If a PersistentVolumeClaim (PVC) is in a Pending state, review the following alternatives to resolve the state:

  • The storage class does not support creating a PVC with the ReadWriteMany access mode:

    1. Update the spec.dataVolumeTemplate.spec.pvc.storageClassName value of the virtual machine with a storage class that supports a ReadWriteMany access mode and uses a Container Storage Interface (CSI) driver as its storage provisioner.

    2. If no other storage classes on the cluster can provide the ReadWriteMany capability, update the spec.dataVolumeTemplate.spec.pvc.accessMode value to include the ReadWriteOnce access mode.

  • The CSI driver is unable to provision a PersistentVolume:

    1. Check for an error message:

      kubectl describe pvc VM_NAME-boot-dv -n NAMESPACE_NAME
      

      Replace the following variables:

      • VM_NAME: The name of the virtual machine.
      • NAMESPACE_NAME: The name of the namespace.
    2. Configure the driver to resolve the error. To ensure that the PersistentVolume provisioning works, create a test PVC in a new spec with a different name than the one specified in the dataVolumeTemplate.spec.pvc:

      cat <<EOF | kubectl apply -
      apiVersion: v1
      kind: PersistentVolumeClaim
      metadata:
        name: test-pvc
        namespace: NAMESPACE_NAME
      spec:
        storageClassName: standard-rwx
        accessModes:
        - ReadWriteMany
        resources:
          requests:
            storage: 10Gi
      EOF
      
    3. After the PersistentVolume object provisioning is successful, delete the test PVC after verification:

      kubectl delete pvc test-pvc -n NAMESPACE_NAME
      

Unable to create a virtual machine

If the virtual machine resource is applied but does not get to a Running state, follow these steps:

  1. Review the virtual machine logs:

    kubectl get vm VM_NAME -n NAMESPACE_NAME
    
  2. Check the corresponding Pod status of the virtual machine:

    kubectl get pod -l kubevirt.io/vm=VM_NAME
    

    The output shows a Pod status. The possible options are as follows:

The ContainerCreating state

If the Pod is in the ContainerCreating state, follow these steps:

  1. Get additional details about the Pod's state:

    kubectl get pod -l kubevirt.io/vm=VM_NAME
    
  2. If the volumes are unmounted, ensure all the volumes specified in the spec.volumes field are successfully mounted. If the volume is a disk, check the disk status.

  3. The spec.accessCredentials field specifies a value to mount a SSH public key.
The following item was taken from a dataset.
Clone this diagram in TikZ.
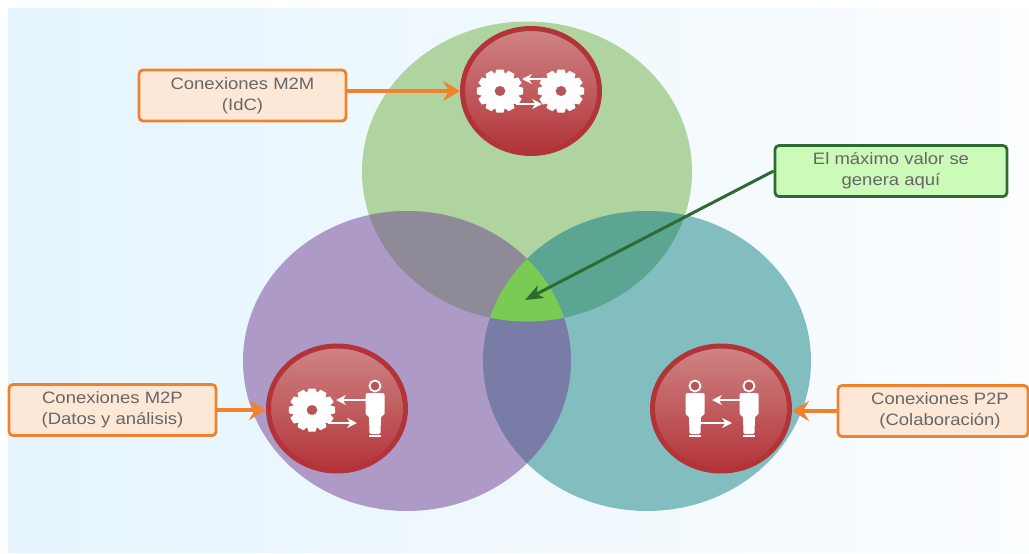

Ensure that the secret is created in the same namespace as the virtual machine.

If there are not enough resources on the cluster to create the Pod, follow these steps:

  1. If the cluster does not have enough compute resources to schedule the virtual machine Pod, remove other unwanted Pods to help release resources.

  2. Reduce the spec.domain.resources.requests.cpu and spec.domain.resources.requests.memory values of the virtual machine.

The Error or CrashLoopBackoff state

To resolve Pods in Error or CrashLoopBackoff states, retrieve logs from the virtual machine compute Pod:

kubectl logs -l  kubevirt.io/vm=VM_NAME  -c compute

The Running state and virtual machine failure

If the Pod is in the Running state but the virtual machine itself fails, follow these steps:

  1. View the logs from the virtual machine log Pod:

    kubectl logs -l  kubevirt.io/vm=VM_NAME  -c log
    
  2. If the log shows errors in the virtual machine startup, check the correct boot device of the virtual machine. Set the spec.domain.devices.disks.bootOrder value of the primary boot disk with the value of 1. Use the following example as a reference:

    …
      spec:
          domain:
            devices:
              disks:
              - bootOrder: 1
                disk:
                  bus: virtio
                name: VM_NAME-boot-dv
      …
    

To troubleshoot configuration issues with the virtual machine image, create another virtual machine with a different image.